-- Supplied data start --
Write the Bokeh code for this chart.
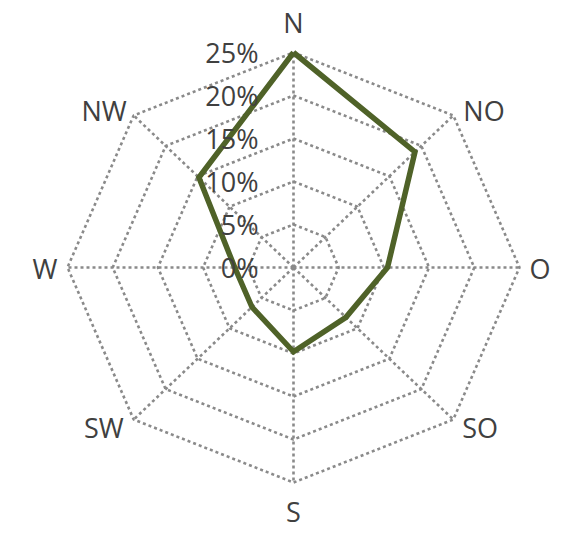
import math
from bokeh.plotting import figure
from bokeh.models import Range1d
from bokeh.core.properties import value
from bokeh.embed import file_html
from bokeh.resources import INLINE

# ---- data ----
directions = ["N", "NO", "O", "SO", "S", "SW", "W", "NW"]
shares = [25.0, 19.0, 10.4, 8.2, 9.8, 6.5, 6.5, 14.8]
ring_levels = [0, 5, 10, 15, 20, 25]
ring_labels = ["0%", "5%", "10%", "15%", "20%", "25%"]

# ---- layout ----
W, H = 554, 531
cx_px, cy_px = 293, 267          # centre inside the canvas
px_x = 226 / 25.0                # pixels per % horizontally
px_y = 215 / 25.0                # pixels per % vertically
rmax = ring_levels[-1]

p = figure(width=W, height=H, output_backend="svg", toolbar_location=None,
           x_range=Range1d(-cx_px / px_x, (W - cx_px) / px_x),
           y_range=Range1d(-(H - cy_px) / px_y, cy_px / px_y),
           min_border=0, background_fill_color="white", border_fill_color="white")
p.axis.visible = False
p.grid.visible = False
p.outline_line_color = None

n = len(directions)
angles = [math.pi / 2 - 2 * math.pi * i / n for i in range(n)]

grid_color = "#8a8a8a"
for a in angles:
    p.line([0, rmax * math.cos(a)], [0, rmax * math.sin(a)], line_color=grid_color,
           line_width=2.6, line_dash="3 3")
for lv in ring_levels[1:]:
    xs = [lv * math.cos(a) for a in angles] + [lv * math.cos(angles[0])]
    ys = [lv * math.sin(a) for a in angles] + [lv * math.sin(angles[0])]
    p.line(xs, ys, line_color=grid_color, line_width=2.6, line_dash="3 3")

dx = [v * math.cos(a) for v, a in zip(shares, angles)]
dy = [v * math.sin(a) for v, a in zip(shares, angles)]
p.line(dx + [dx[0]], dy + [dy[0]], line_color="#4F6228", line_width=5.5,
       line_join="miter")

font = value("Open Sans")
txt_color = "#404040"
fs = "27px"

p.text(x=[0] * len(ring_levels), y=ring_levels, text=ring_labels,
       x_offset=-35, text_align="right", text_baseline="middle",
       text_font=font, text_font_size=fs, text_color=txt_color)

offs = {
    "N": (0, -30, "center"), "NO": (10, -5, "left"), "O": (10, 1, "left"),
    "SO": (9, 8, "left"), "S": (0, 29, "center"), "SW": (-10, 8, "right"),
    "W": (-10, 1, "right"), "NW": (-7, -5, "right"),
}
for d, a in zip(directions, angles):
    ox, oy, al = offs[d]
    p.text(x=[rmax * math.cos(a)], y=[rmax * math.sin(a)], text=[d],
           x_offset=ox, y_offset=oy, text_align=al, text_baseline="middle",
           text_font=font, text_font_size=fs, text_color=txt_color)

open("out.html", "w").write(file_html(p, INLINE))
-- Supplied data end --
> Aim of the exercise: Repeat, word for word and with no pictures, only the lines running from the beginning of the data to the line that contains "from bokeh.resources import INLINE".

> Solution to this task:
Write the Bokeh code for this chart.
import math
from bokeh.plotting import figure
from bokeh.models import Range1d
from bokeh.core.properties import value
from bokeh.embed import file_html
from bokeh.resources import INLINE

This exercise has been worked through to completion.